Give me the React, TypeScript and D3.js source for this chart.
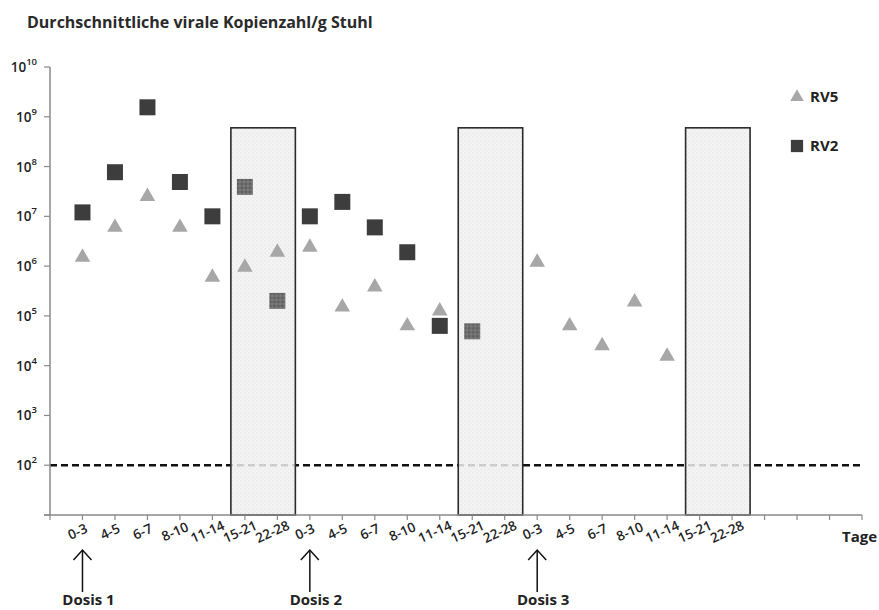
import * as d3 from "d3";

// Tage-Kategorien, wiederholt für jede Dosis
const categories = [
  "0-3", "4-5", "6-7", "8-10", "11-14", "15-21", "22-28",
  "0-3", "4-5", "6-7", "8-10", "11-14", "15-21", "22-28",
  "0-3", "4-5", "6-7", "8-10", "11-14", "15-21", "22-28",
];

const rv2: (number | null)[] = [
  1.2e7, 7.7e7, 1.55e9, 4.9e7, 1e7, 3.9e7, 2e5,
  1e7, 1.95e7, 6e6, 1.9e6, 6.3e4, 4.9e4, null,
  null, null, null, null, null, null, null,
];

const rv5: (number | null)[] = [
  1.5e6, 6e6, 2.5e7, 6e6, 6e5, 9.5e5, 1.9e6,
  2.4e6, 1.5e5, 3.8e5, 6.3e4, 1.25e5, null, null,
  1.2e6, 6.3e4, 2.5e4, 1.9e5, 1.55e4, null, null,
];

// schattierte Fenster (Kategorie-Indizes)
const windows: [number, number][] = [[5, 6], [12, 13], [19, 20]];
const windowTop = 6e8;

const doses = [
  { label: "Dosis 1", index: 0 },
  { label: "Dosis 2", index: 7 },
  { label: "Dosis 3", index: 14 },
];

const yTicks = [10, 100, 1e3, 1e4, 1e5, 1e6, 1e7, 1e8, 1e9, 1e10];
const threshold = 100;

const W = 879;
const H = 610;
const font = "'Open Sans', 'DejaVu Sans', sans-serif";

const x = d3.scaleLinear().domain([0, 25]).range([50, 862]);
const y = d3.scaleLog().domain([10, 1e10]).range([515, 67]);
const pos = (i: number) => x(i + 1);

const tri = d3.symbol(d3.symbolTriangle, 105)()!;
const sq = d3.symbol(d3.symbolSquare, 256)()!;
const triLegend = d3.symbol(d3.symbolTriangle, 80)()!;
const sqLegend = d3.symbol(d3.symbolSquare, 150)()!;

const inWindow = (i: number) => windows.some(([a, b]) => i >= a && i <= b);

export default function App() {
  return (
    <svg
      width={W}
      height={H}
      style={{ position: "absolute", left: 0, top: 0, background: "#fff" }}
      fontFamily={font}
    >
      <defs>
        <pattern id="boxTex" width="4" height="4" patternUnits="userSpaceOnUse">
          <rect width="4" height="4" fill="#f2f2f2" />
          <rect width="2" height="2" fill="#e9e9e9" />
          <rect x="2" y="2" width="2" height="2" fill="#ececec" />
        </pattern>
        <pattern id="sqTex" width="4" height="4" patternUnits="userSpaceOnUse">
          <rect width="4" height="4" fill="#6f6f6f" />
          <rect width="2" height="2" fill="#5e5e5e" />
          <rect x="2" y="2" width="2" height="2" fill="#7c7c7c" />
        </pattern>
      </defs>

      <text x={27} y={28} fontSize={16} fontWeight={700} fill="#2a2a2a">
        Durchschnittliche virale Kopienzahl/g Stuhl
      </text>

      {/* Nachweisgrenze */}
      <line
        x1={x(0)}
        x2={x(25)}
        y1={y(threshold)}
        y2={y(threshold)}
        stroke="#111"
        strokeWidth={2.5}
        strokeDasharray="7 4"
      />

      {/* Fenster */}
      {windows.map(([a, b], k) => (
        <rect
          key={k}
          x={pos(a) - 14}
          y={y(windowTop)}
          width={pos(b) - pos(a) + 32}
          height={y(10) - y(windowTop)}
          fill="url(#boxTex)"
          fillOpacity={0.85}
          stroke="#2b2b2b"
          strokeWidth={1.6}
        />
      ))}

      {/* Achsen */}
      <line x1={x(0)} x2={x(0)} y1={y(1e10)} y2={y(10)} stroke="#8a8a8a" strokeWidth={1.5} />
      <line x1={44} x2={x(25)} y1={y(10)} y2={y(10)} stroke="#8a8a8a" strokeWidth={1.5} />
      {yTicks.map((t) => (
        <g key={t}>
          <line x1={44} x2={x(0)} y1={y(t)} y2={y(t)} stroke="#8a8a8a" strokeWidth={1.2} />
          {t > 10 && (
            <text x={37} y={y(t) + 5} textAnchor="end" fontSize={13.5} fontWeight={600} fill="#222">
              10
              <tspan dy={-7} fontSize={9.5}>
                {Math.round(Math.log10(t))}
              </tspan>
            </text>
          )}
        </g>
      ))}
      {d3.range(0, 26).map((k) => (
        <line key={k} x1={x(k)} x2={x(k)} y1={y(10)} y2={y(10) + 5} stroke="#8a8a8a" strokeWidth={1.2} />
      ))}
      {categories.map((c, i) => (
        <text
          key={i}
          transform={`translate(${pos(i) - 3},${536}) rotate(-24)`}
          textAnchor="middle"
          fontSize={13.5}
          fontWeight={600}
          fill="#222"
        >
          {c}
        </text>
      ))}
      <text x={842} y={542} fontSize={15} fontWeight={700} fill="#222">
        Tage
      </text>

      {/* RV5 */}
      {rv5.map((v, i) =>
        v == null ? null : (
          <path key={i} d={tri} transform={`translate(${pos(i)},${y(v)})`} fill="#a7a7a7" />
        )
      )}
      {/* RV2 */}
      {rv2.map((v, i) =>
        v == null ? null : (
          <path
            key={i}
            d={sq}
            transform={`translate(${pos(i)},${y(v)})`}
            fill={inWindow(i) ? "url(#sqTex)" : "#3d3d3d"}
          />
        )
      )}

      {/* Legende */}
      <path d={triLegend} transform="translate(797,97)" fill="#a7a7a7" />
      <text x={810} y={102} fontSize={15} fontWeight={700} fill="#222">
        RV5
      </text>
      <path d={sqLegend} transform="translate(797,146)" fill="#3d3d3d" />
      <text x={810} y={151} fontSize={15} fontWeight={700} fill="#222">
        RV2
      </text>

      {/* Dosis-Pfeile */}
      {doses.map((d) => {
        const px = pos(d.index);
        return (
          <g key={d.label}>
            <line x1={px} x2={px} y1={550} y2={592} stroke="#111" strokeWidth={1.5} />
            <path
              d={`M${px - 9},${560} L${px},${550} L${px + 9},${560}`}
              fill="none"
              stroke="#111"
              strokeWidth={1.5}
            />
            <text x={px + 6} y={605} textAnchor="middle" fontSize={15} fontWeight={700} fill="#222">
              {d.label}
            </text>
          </g>
        );
      })}
    </svg>
  );
}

▬▬▬▬▬▬

## PROBLEM
Return the whole listing, word for word, and leave out every picture.

## EXERCISE OUTPUT
Give me the React, TypeScript and D3.js source for this chart.
import * as d3 from "d3";

// Tage-Kategorien, wiederholt für jede Dosis
const categories = [
  "0-3", "4-5", "6-7", "8-10", "11-14", "15-21", "22-28",
  "0-3", "4-5", "6-7", "8-10", "11-14", "15-21", "22-28",
  "0-3", "4-5", "6-7", "8-10", "11-14", "15-21", "22-28",
];

const rv2: (number | null)[] = [
  1.2e7, 7.7e7, 1.55e9, 4.9e7, 1e7, 3.9e7, 2e5,
  1e7, 1.95e7, 6e6, 1.9e6, 6.3e4, 4.9e4, null,
  null, null, null, null, null, null, null,
];

const rv5: (number | null)[] = [
  1.5e6, 6e6, 2.5e7, 6e6, 6e5, 9.5e5, 1.9e6,
  2.4e6, 1.5e5, 3.8e5, 6.3e4, 1.25e5, null, null,
  1.2e6, 6.3e4, 2.5e4, 1.9e5, 1.55e4, null, null,
];

// schattierte Fenster (Kategorie-Indizes)
const windows: [number, number][] = [[5, 6], [12, 13], [19, 20]];
const windowTop = 6e8;

const doses = [
  { label: "Dosis 1", index: 0 },
  { label: "Dosis 2", index: 7 },
  { label: "Dosis 3", index: 14 },
];

const yTicks = [10, 100, 1e3, 1e4, 1e5, 1e6, 1e7, 1e8, 1e9, 1e10];
const threshold = 100;

const W = 879;
const H = 610;
const font = "'Open Sans', 'DejaVu Sans', sans-serif";

const x = d3.scaleLinear().domain([0, 25]).range([50, 862]);
const y = d3.scaleLog().domain([10, 1e10]).range([515, 67]);
const pos = (i: number) => x(i + 1);

const tri = d3.symbol(d3.symbolTriangle, 105)()!;
const sq = d3.symbol(d3.symbolSquare, 256)()!;
const triLegend = d3.symbol(d3.symbolTriangle, 80)()!;
const sqLegend = d3.symbol(d3.symbolSquare, 150)()!;

const inWindow = (i: number) => windows.some(([a, b]) => i >= a && i <= b);

export default function App() {
  return (
    <svg
      width={W}
      height={H}
      style={{ position: "absolute", left: 0, top: 0, background: "#fff" }}
      fontFamily={font}
    >
      <defs>
        <pattern id="boxTex" width="4" height="4" patternUnits="userSpaceOnUse">
          <rect width="4" height="4" fill="#f2f2f2" />
          <rect width="2" height="2" fill="#e9e9e9" />
          <rect x="2" y="2" width="2" height="2" fill="#ececec" />
        </pattern>
        <pattern id="sqTex" width="4" height="4" patternUnits="userSpaceOnUse">
          <rect width="4" height="4" fill="#6f6f6f" />
          <rect width="2" height="2" fill="#5e5e5e" />
          <rect x="2" y="2" width="2" height="2" fill="#7c7c7c" />
        </pattern>
      </defs>

      <text x={27} y={28} fontSize={16} fontWeight={700} fill="#2a2a2a">
        Durchschnittliche virale Kopienzahl/g Stuhl
      </text>

      {/* Nachweisgrenze */}
      <line
        x1={x(0)}
        x2={x(25)}
        y1={y(threshold)}
        y2={y(threshold)}
        stroke="#111"
        strokeWidth={2.5}
        strokeDasharray="7 4"
      />

      {/* Fenster */}
      {windows.map(([a, b], k) => (
        <rect
          key={k}
          x={pos(a) - 14}
          y={y(windowTop)}
          width={pos(b) - pos(a) + 32}
          height={y(10) - y(windowTop)}
          fill="url(#boxTex)"
          fillOpacity={0.85}
          stroke="#2b2b2b"
          strokeWidth={1.6}
        />
      ))}

      {/* Achsen */}
      <line x1={x(0)} x2={x(0)} y1={y(1e10)} y2={y(10)} stroke="#8a8a8a" strokeWidth={1.5} />
      <line x1={44} x2={x(25)} y1={y(10)} y2={y(10)} stroke="#8a8a8a" strokeWidth={1.5} />
      {yTicks.map((t) => (
        <g key={t}>
          <line x1={44} x2={x(0)} y1={y(t)} y2={y(t)} stroke="#8a8a8a" strokeWidth={1.2} />
          {t > 10 && (
            <text x={37} y={y(t) + 5} textAnchor="end" fontSize={13.5} fontWeight={600} fill="#222">
              10
              <tspan dy={-7} fontSize={9.5}>
                {Math.round(Math.log10(t))}
              </tspan>
            </text>
          )}
        </g>
      ))}
      {d3.range(0, 26).map((k) => (
        <line key={k} x1={x(k)} x2={x(k)} y1={y(10)} y2={y(10) + 5} stroke="#8a8a8a" strokeWidth={1.2} />
      ))}
      {categories.map((c, i) => (
        <text
          key={i}
          transform={`translate(${pos(i) - 3},${536}) rotate(-24)`}
          textAnchor="middle"
          fontSize={13.5}
          fontWeight={600}
          fill="#222"
        >
          {c}
        </text>
      ))}
      <text x={842} y={542} fontSize={15} fontWeight={700} fill="#222">
        Tage
      </text>

      {/* RV5 */}
      {rv5.map((v, i) =>
        v == null ? null : (
          <path key={i} d={tri} transform={`translate(${pos(i)},${y(v)})`} fill="#a7a7a7" />
        )
      )}
      {/* RV2 */}
      {rv2.map((v, i) =>
        v == null ? null : (
          <path
            key={i}
            d={sq}
            transform={`translate(${pos(i)},${y(v)})`}
            fill={inWindow(i) ? "url(#sqTex)" : "#3d3d3d"}
          />
        )
      )}

      {/* Legende */}
      <path d={triLegend} transform="translate(797,97)" fill="#a7a7a7" />
      <text x={810} y={102} fontSize={15} fontWeight={700} fill="#222">
        RV5
      </text>
      <path d={sqLegend} transform="translate(797,146)" fill="#3d3d3d" />
      <text x={810} y={151} fontSize={15} fontWeight={700} fill="#222">
        RV2
      </text>

      {/* Dosis-Pfeile */}
      {doses.map((d) => {
        const px = pos(d.index);
        return (
          <g key={d.label}>
            <line x1={px} x2={px} y1={550} y2={592} stroke="#111" strokeWidth={1.5} />
            <path
              d={`M${px - 9},${560} L${px},${550} L${px + 9},${560}`}
              fill="none"
              stroke="#111"
              strokeWidth={1.5}
            />
            <text x={px + 6} y={605} textAnchor="middle" fontSize={15} fontWeight={700} fill="#222">
              {d.label}
            </text>
          </g>
        );
      })}
    </svg>
  );
}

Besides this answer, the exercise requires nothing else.